▶ [Your instructions]: Omit every picture, and retype the lines that run from the beginning of the data below through the line containing "ext_values = [304, 318]", inclusive.
=-=-=
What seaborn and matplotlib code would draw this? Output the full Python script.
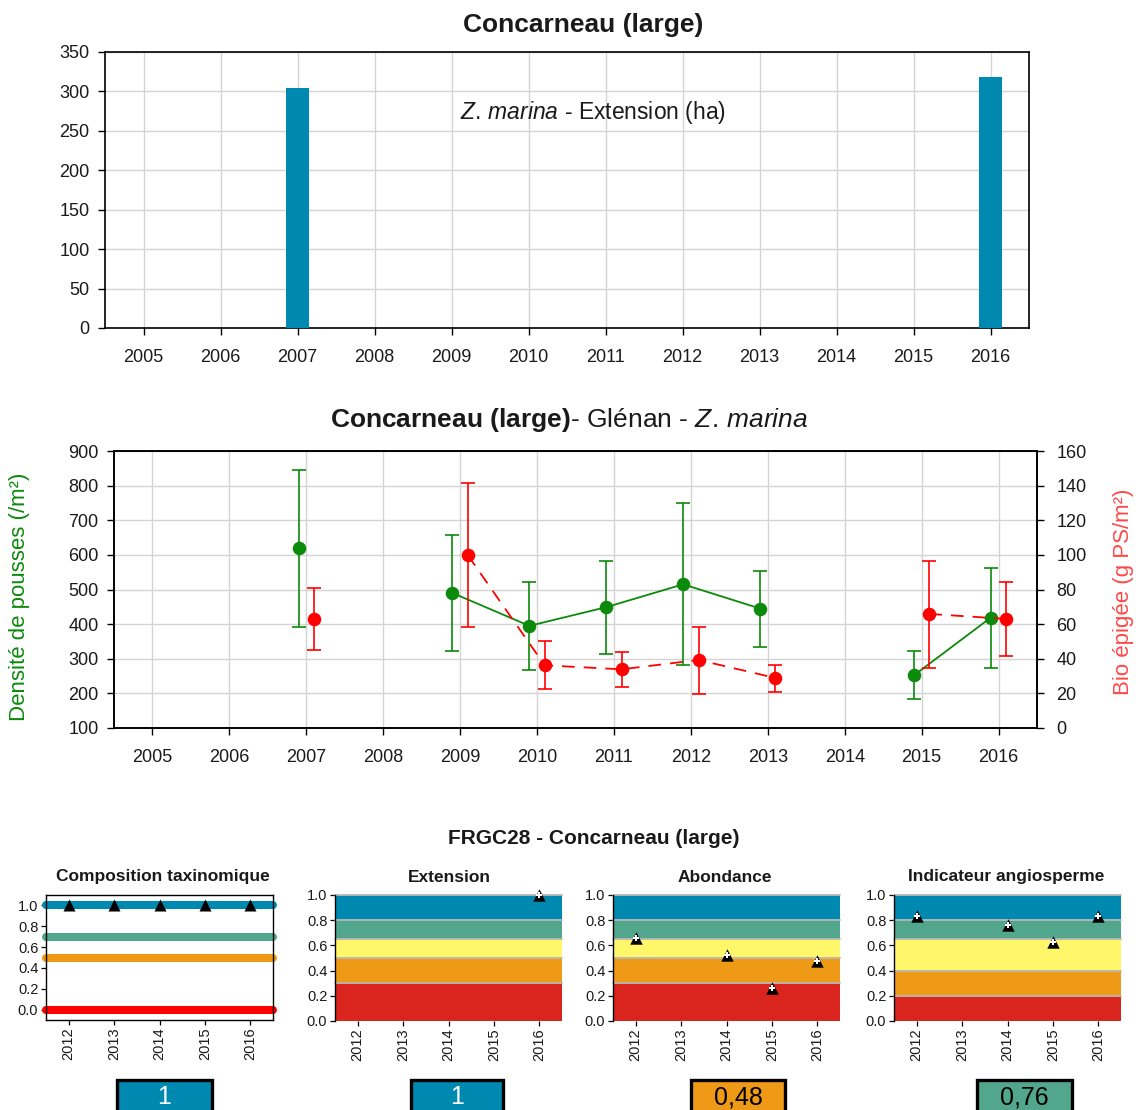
import numpy as np
import pandas as pd
import matplotlib
matplotlib.use("Agg")
import matplotlib.pyplot as plt
import seaborn as sns
from matplotlib.patches import Rectangle

# ---------------- data ----------------
years = [2005, 2006, 2007, 2008, 2009, 2010, 2011, 2012, 2013, 2014, 2015, 2016]
ext_years = [2007, 2016]
ext_values = [304, 318]

obs_years = [2007, 2009, 2010, 2011, 2012, 2013, 2015, 2016]
dens_mean = [619, 490, 395, 449, 515, 445, 252, 419]
dens_low = [392, 322, 267, 315, 281, 335, 184, 274]
dens_high = [845, 658, 522, 583, 749, 554, 322, 562]

bio_mean = [62.7, 99.8, 36.2, 33.9, 39.3, 28.9, 65.9, 63.0]
bio_low = [44.9, 58.4, 22.6, 23.7, 19.5, 21.0, 34.7, 41.4]
bio_high = [80.6, 141.6, 50.3, 44.0, 58.6, 36.2, 96.6, 84.2]

ind_years = [2012, 2013, 2014, 2015, 2016]
comp_years = [2012, 2013, 2014, 2015, 2016]
comp_values = [1.0, 1.0, 1.0, 1.0, 1.0]
comp_levels = [1.0, 0.7, 0.5, 0.0]

extn_years = [2016]
extn_values = [1.0]
abond_years = [2012, 2014, 2015, 2016]
abond_values = [0.66, 0.52, 0.26, 0.48]
angio_years = [2012, 2014, 2015, 2016]
angio_values = [0.83, 0.76, 0.63, 0.83]

bands_std = [0.0, 0.3, 0.5, 0.65, 0.8, 1.0]
bands_angio = [0.0, 0.2, 0.4, 0.65, 0.8, 1.0]

panel_titles = ["Composition taxinomique", "Extension", "Abondance", "Indicateur angiosperme"]
score_labels = ["1", "1", "0,48", "0,76"]

# ---------------- style ----------------
BLUE = "#0089B0"
TEAL = "#52A68C"
YELLOW = "#FFF66A"
ORANGE = "#EE9A17"
RED = "#DA251E"
band_colors = [RED, ORANGE, YELLOW, TEAL, BLUE]
comp_colors = [BLUE, TEAL, ORANGE, "#FF0000"]
GREEN = "#0B8A0B"
PRED = "#FF0000"
GRID = "#D4D4D4"
TXT = "#1a1a1a"

sns.set_theme(style="white")
plt.rcParams['font.family'] = ['Liberation Sans', 'DejaVu Sans']
plt.rcParams['mathtext.fontset'] = 'custom'
plt.rcParams['mathtext.rm'] = 'Liberation Sans'
plt.rcParams['mathtext.it'] = 'Liberation Sans:italic'
plt.rcParams['mathtext.bf'] = 'Liberation Sans:bold'

W, H = 1141, 1110
fig = plt.figure(figsize=(W / 100, H / 100), dpi=100)


def axes_px(l, t, r, b):
    return fig.add_axes([l / W, 1 - b / H, (r - l) / W, (b - t) / H])


def style_frame(ax, lw=1.2):
    for s in ax.spines.values():
        s.set_visible(True)
        s.set_color("black")
        s.set_linewidth(lw)


# ---------------- top chart ----------------
ax1 = axes_px(105, 52, 1029, 328)
ext_all = [ext_values[ext_years.index(y)] if y in ext_years else 0 for y in years]
df_ext = pd.DataFrame({"year": years, "val": ext_all})
sns.barplot(data=df_ext, x="year", y="val", native_scale=True, width=0.3,
            color=BLUE, saturation=1, linewidth=0, ax=ax1, zorder=3)
ax1.set_xlim(2004.5, 2016.5)
ax1.set_ylim(0, 350)
ax1.set_xticks(years)
ax1.set_xticklabels([str(y) for y in years])
ax1.set_yticks(np.arange(0, 351, 50))
ax1.set_xlabel("")
ax1.set_ylabel("")
ax1.grid(True, color=GRID, lw=1)
ax1.set_axisbelow(True)
style_frame(ax1)
ax1.tick_params(direction="out", length=5, width=1, labelsize=13, colors="black",
                labelcolor=TXT, bottom=True, left=True, pad=6)
ax1.tick_params(axis="x", pad=10)
fig.text(583 / W, 1 - 25 / H, "Concarneau (large)", ha="center", va="center",
         fontsize=19, fontweight="bold", color=TXT)
fig.text(593 / W, 1 - 112 / H, r"$\mathit{Z.\,marina}$ - Extension (ha)", ha="center",
         va="center", fontsize=16.5, color=TXT)

# ---------------- middle chart ----------------
ax2 = axes_px(114, 451, 1037, 728)
ax2r = ax2.twinx()


def with_gaps(xs, ys):
    gx, gy = [], []
    for i, (x, y) in enumerate(zip(xs, ys)):
        if i > 0 and x - xs[i - 1] > 1:
            gx.append(np.nan)
            gy.append(np.nan)
        gx.append(x)
        gy.append(y)
    return np.array(gx, float), np.array(gy, float)


xg = np.array(obs_years) - 0.1
xr = np.array(obs_years) + 0.1
dm, dl, dh = map(np.array, (dens_mean, dens_low, dens_high))
bm, bl, bh = map(np.array, (bio_mean, bio_low, bio_high))

gx, gy = with_gaps(list(xg), dens_mean)
ax2.plot(gx, gy, color=GREEN, lw=1.3, zorder=3)
ax2.errorbar(xg, dm, yerr=[dm - dl, dh - dm], fmt="none", ecolor=GREEN,
             elinewidth=1.2, capsize=5, capthick=1.2, zorder=3)
sns.scatterplot(x=xg, y=dm, color=GREEN, s=95, linewidth=0, ax=ax2, zorder=4)

rx, ry = with_gaps(list(xr), bio_mean)
ax2r.plot(rx, ry, color=PRED, lw=1.3, ls=(0, (7, 5)), zorder=3)
ax2r.errorbar(xr, bm, yerr=[bm - bl, bh - bm], fmt="none", ecolor=PRED,
              elinewidth=1.2, capsize=5, capthick=1.2, zorder=3)
sns.scatterplot(x=xr, y=bm, color=PRED, s=95, linewidth=0, ax=ax2r, zorder=4)

ax2.set_xlim(2004.5, 2016.5)
ax2.set_ylim(100, 900)
ax2r.set_ylim(0, 160)
ax2.set_xticks(years)
ax2.set_xticklabels([str(y) for y in years])
ax2.set_yticks(np.arange(100, 901, 100))
ax2r.set_yticks(np.arange(0, 161, 20))
ax2.grid(True, color=GRID, lw=1)
ax2.set_axisbelow(True)
ax2r.grid(False)
style_frame(ax2)
style_frame(ax2r)
ax2.tick_params(direction="out", length=5, width=1, labelsize=13, colors="black",
                labelcolor=TXT, bottom=True, left=True, pad=6)
ax2.tick_params(axis="x", pad=10)
ax2r.tick_params(direction="out", length=5, width=1, labelsize=13, colors="black",
                 labelcolor=TXT, right=True, pad=9)
ax2.set_xlabel("")
ax2.set_ylabel("")
ax2r.set_ylabel("")
fig.text(569 / W, 1 - 420 / H,
         r"$\mathbf{Concarneau\ (large)}$- Glénan - $\mathit{Z.\,marina}$",
         ha="center", va="center", fontsize=19, color=TXT)
fig.text(20 / W, 1 - 597 / H, "Densité de pousses (/m²)", rotation=90, ha="center",
         va="center", fontsize=16, color=GREEN)
fig.text(1123 / W, 1 - 592 / H, "Bio épigée (g PS/m²)", rotation=90, ha="center",
         va="center", fontsize=16, color="#FF4848")

# ---------------- bottom panels ----------------
fig.text(594 / W, 1 - 838 / H, "FRGC28 - Concarneau (large)", ha="center", va="center",
         fontsize=15, fontweight="bold", color=TXT)

panel_px = [(46, 895, 273, 1020), (335, 895, 562, 1021), (613, 895, 840, 1021),
            (894, 895, 1121, 1021)]
title_x = [163, 449, 725, 1006]
axs = [axes_px(*p) for p in panel_px]


def small_ticks(ax):
    ax.set_xticks(ind_years)
    ax.set_xticklabels([str(y) for y in ind_years], rotation=90)
    ax.set_yticks(np.arange(0, 1.01, 0.2))
    ax.set_yticklabels([f"{v:.1f}" for v in np.arange(0, 1.01, 0.2)])
    ax.tick_params(direction="out", length=3.5, width=0.9, labelsize=10.5, colors="black",
                   labelcolor=TXT, bottom=True, left=True, pad=2)
    ax.set_xlabel("")
    ax.set_ylabel("")
    ax.grid(False)


# panel 1 : composition
a = axs[0]
a.set_xlim(2011.5, 2016.5)
a.set_ylim(-0.1, 1.1)
for lvl, c in zip(comp_levels, comp_colors):
    a.axhline(lvl, color=c, lw=5.8, solid_capstyle="round", clip_on=False, zorder=2)
sns.scatterplot(x=comp_years, y=comp_values, marker="^", color="black", s=75,
                linewidth=0, ax=a, zorder=5, clip_on=False)
style_frame(a, lw=1)
small_ticks(a)


def band_panel(ax, bounds, xs, ys):
    ax.set_xlim(2011.5, 2016.5)
    ax.set_ylim(0, 1)
    for lo, hi, c in zip(bounds[:-1], bounds[1:], band_colors):
        ax.axhspan(lo, hi, color=c, lw=0, zorder=1)
    for b in bounds[1:]:
        ax.axhline(b, color="#B8B8B8", lw=1.3, zorder=2, clip_on=False)
    sns.scatterplot(x=xs, y=ys, marker="^", color="black", s=80, linewidth=0,
                    ax=ax, zorder=5, clip_on=False)
    sns.scatterplot(x=xs, y=ys, marker="P", color="white", s=14, linewidth=0,
                    ax=ax, zorder=6, clip_on=False)
    for k in ["top", "right", "bottom"]:
        ax.spines[k].set_visible(False)
    ax.spines["left"].set_visible(True)
    ax.spines["left"].set_color("black")
    ax.spines["left"].set_linewidth(1)
    small_ticks(ax)


band_panel(axs[1], bands_std, extn_years, extn_values)
band_panel(axs[2], bands_std, abond_years, abond_values)
band_panel(axs[3], bands_angio, angio_years, angio_values)

for ax, t, tx in zip(axs, panel_titles, title_x):
    fig.text(tx / W, 1 - 877 / H, t, ha="center", va="center", fontsize=12.5,
             fontweight="bold", color=TXT)

# score boxes
box_px = [(117, 212), (411, 503), (691, 785), (977, 1072)]
box_colors = [BLUE, BLUE, ORANGE, TEAL]
text_colors = ["white", "white", "black", "black"]
for (x0, x1), c, lab, tc in zip(box_px, box_colors, score_labels, text_colors):
    r = Rectangle((x0 / W, 1 - 1116 / H), (x1 - x0) / W, (1116 - 1080) / H,
                  transform=fig.transFigure, facecolor=c, edgecolor="black",
                  lw=2.4, clip_on=False)
    fig.add_artist(r)
    fig.text((x0 + x1) / 2 / W, 1 - 1097 / H, lab, ha="center", va="center",
             fontsize=18, color=tc)

fig.savefig("out.png", dpi=100)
=-=-=
▶ [Answer for this exercise]:
What seaborn and matplotlib code would draw this? Output the full Python script.
import numpy as np
import pandas as pd
import matplotlib
matplotlib.use("Agg")
import matplotlib.pyplot as plt
import seaborn as sns
from matplotlib.patches import Rectangle

# ---------------- data ----------------
years = [2005, 2006, 2007, 2008, 2009, 2010, 2011, 2012, 2013, 2014, 2015, 2016]
ext_years = [2007, 2016]
ext_values = [304, 318]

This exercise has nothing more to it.